Oh yes, immensely!!!
Because this you say: What he has done is then break those 2 group MEANS into 2 separate periods and compare.
means that I misinterpreted his: the returns, since 1932, equal those of the remaining 41 months of the cycle! This has a less than one-in-a-million probability of occurring by chance
Because of the probability mentioned by him I interpreted this as "was the case for EVERY SINGLE ONE of those 23 presidential cycles", as this surely would have an extremely low probability.
After this being clarified actually I think this wrong interpretation would be very worth a test! For how MANY of those 23 PC's was the as Zee calls it "best period" equal to it's "worst period"? A test like this:
1) compare each PC's "best period" with it's "worst period"

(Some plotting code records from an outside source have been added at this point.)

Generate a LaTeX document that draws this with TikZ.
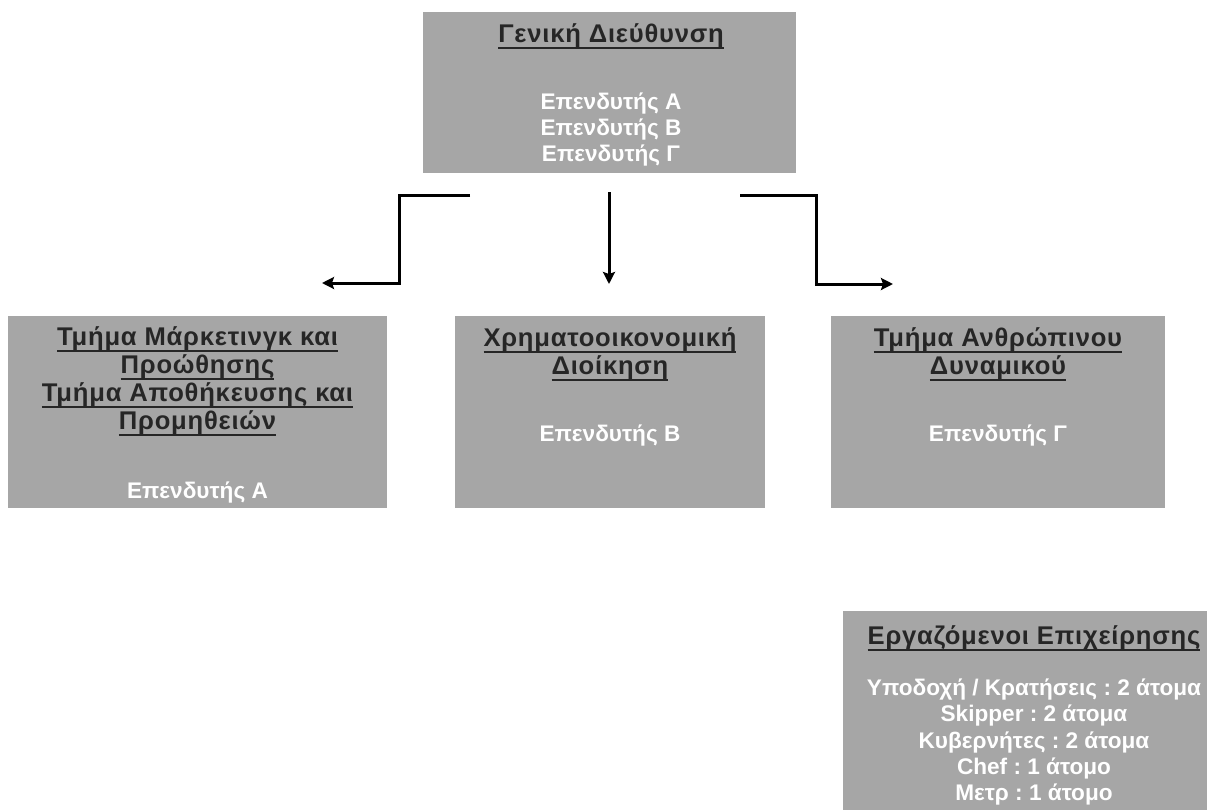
\documentclass[tikz,border=0pt]{standalone}
\usepackage{fontspec}
\setmainfont{Liberation Sans}
\newfontfamily\hdrfont[LetterSpace=3]{Liberation Sans}
\usetikzlibrary{arrows.meta,positioning}
\definecolor{boxgray}{HTML}{A6A6A6}
\definecolor{hdrtext}{HTML}{262626}
\newsavebox{\hdrbox}
\newcommand{\hdr}[1]{{\hdrfont\bfseries\fontsize{12.8}{14}\selectfont\color{hdrtext}%
  \sbox{\hdrbox}{#1}\rlap{\rule[-3.3pt]{\wd\hdrbox}{1pt}}\usebox{\hdrbox}}}

\begin{document}
\frenchspacing
\begin{tikzpicture}[x=0.5pt,y=-0.5pt,
  orgbox/.style={fill=boxgray, inner sep=0pt},
  boxtext/.style={anchor=north, align=center, inner sep=0pt, text=white,
    font=\fontsize{11.3}{13}\selectfont\bfseries},
  linkarrow/.style={line width=1.5pt, -{Stealth[length=6pt,width=6pt,inset=1pt]}}]
\useasboundingbox (0,0) rectangle (1207,810);
\clip (0,0) rectangle (1207,810);

% boxes
\node[orgbox, minimum width=186.5pt, minimum height=80.5pt] (gd) at (609.5,92.5) {};
\node[orgbox, minimum width=189.5pt, minimum height=96pt] (mk) at (197.5,412) {};
\node[orgbox, minimum width=155pt, minimum height=96pt] (fn) at (610,412) {};
\node[orgbox, minimum width=167pt, minimum height=96pt] (hr) at (998,412) {};
\node[orgbox, minimum width=192pt, minimum height=120pt] (staff) at (1035,731) {};

% texts
\node[boxtext] (gdtxt) at (611,23) {\hdr{Γενική Διεύθυνση}\\[20.5pt]
  Επενδυτής Α\\ Επενδυτής Β\\ Επενδυτής Γ};
\node[boxtext] (mktxt) at (197.5,326) {\hdr{Τμήμα Μάρκετινγκ και}\\[1pt]
  \hdr{Προώθησης}\\[1pt] \hdr{Τμήμα Αποθήκευσης και}\\[1pt] \hdr{Προμηθειών}\\[21.5pt]
  Επενδυτής Α};
\node[boxtext] (fntxt) at (610,327) {\hdr{Χρηματοοικονομική}\\[1pt]
  \hdr{Διοίκηση}\\[20.5pt] Επενδυτής Β};
\node[boxtext] (hrtxt) at (998,327) {\hdr{Τμήμα Ανθρώπινου}\\[1pt]
  \hdr{Δυναμικού}\\[20.5pt] Επενδυτής Γ};
\node[boxtext] (stafftxt) at (1034,625) {\hdr{Εργαζόμενοι Επιχείρησης}\\[12.5pt]
  Υποδοχή / Κρατήσεις : 2 άτομα\\[0.2pt] Skipper : 2 άτομα\\[0.2pt]
  Κυβερνήτες : 2 άτομα\\[0.2pt] Chef : 1 άτομο\\[0.2pt] Μετρ : 1 άτομο};

% connectors
\coordinate (gdL) at (470,195);
\coordinate (mkT) at (322,283);
\coordinate (gdM) at (609,192);
\coordinate (fnT) at (609,284);
\coordinate (gdR) at (740,195);
\coordinate (hrT) at (893,284);
\draw[linkarrow] (gdL) -- ++(-71,0) |- (mkT);
\draw[linkarrow] (gdM) -- (fnT);
\draw[linkarrow] (gdR) -- ++(76,0) |- (hrT);
\end{tikzpicture}
\end{document}
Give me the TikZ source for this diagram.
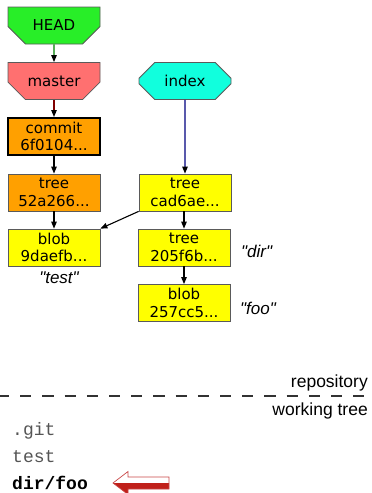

2a) set a criterion for them being equal, f.e. an interval of 20% (to start generous; can be tightened later if the test is positive) => If the returns in the "best period" deviate not more than 20% from it's "worst period" you treat them as being equal
3) count in how many of the 23 PC's the "best period" equals the "worst period"
2b) for investments even more useful: count in how many PC's the returns during the "best period" were "Not worse (not less than -20%) or better (>=0%)" than during the "worst period".
A test for which - see Zee's post - of course one would need "GTR1's S&P 500 Dividend Adjusted", to include dividends; not possible for me as I think to understand to run GTR1 one needs a Sip Pro subscription (which I don't have), correct?